People living in an average house in Weston will see their council tax bill jump by around £70 next year – but at the same time council services face £10.4million of cuts.
At a full meeting of North Somerset Council on Tuesday councillors approved a 1.75 per cent increase in council tax and accepted the Government’s offer of adding a further three per cent which will be ringfenced to help cover the spiralling cost of adult social care.
But the council’s leader Nigel Ashton has described central Government cuts as ‘savage’ and said it is becoming harder and harder for the authority to balance the books.
Central Government funding will make up just one per cent of the council’s budget by 2020/21, meaning the authority will be more reliant than ever before on council tax and business rates. As a result children’s and adult services, the voluntary sector and education services will all receive less cash.

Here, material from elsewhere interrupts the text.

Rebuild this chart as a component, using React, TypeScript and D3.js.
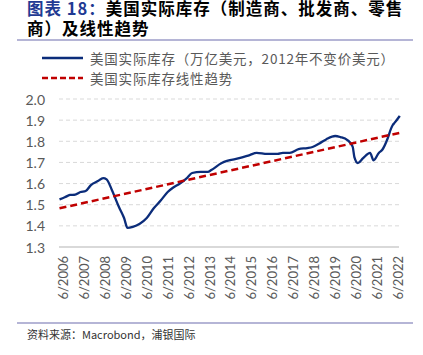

Council-supported bus routes will see services scaled back, opening hours at recycling centres will reduce and there will also be cuts to learning disabilities services.
Cllr Ashton said: “The last six years have been cut after cut after cut – and you run out of options. Next year is going to be the toughest yet.
“I think this is the hardest budget I have seen since I have been at North Somerset – it is going to be difficult, it is not going to be easy, but I do believe we are going to get there.”
Green Party Councillor Tom Leimdorfer said council tax should rise by the maximum amount of 4.99 per cent to raise cash for services, and said: “The council gives this message to the Government saying ‘it’s hard, but we are happy to make cuts’.”
But Cllr Ashton said costs should be kept down to save the public money.
Councillor Richard Tucker – group leader for Labour – said: “Residents face council tax increases for steadily decreasing services and will pay a social care precept that is no more than a sticking plaster on a gaping wound. All while the Government continues to pass the buck onto councils and residents.”
But for the first time this year opposition groups have not submitted alternative budgets. Liberal Democrat group leader Mike Bell said: “We no longer have confidence the administration is at all interested in listening to alternative views.
“Throughout the budget process, councillors have been kept in the dark about the details.
“This year marks 10 years of the leadership of Nigel Ashton and Elfan Ap Rees and they have shown total contempt for democratic decision-making. They seem perfectly content to force their own vision of poorer services and higher taxes on local people with no debate whatsoever.”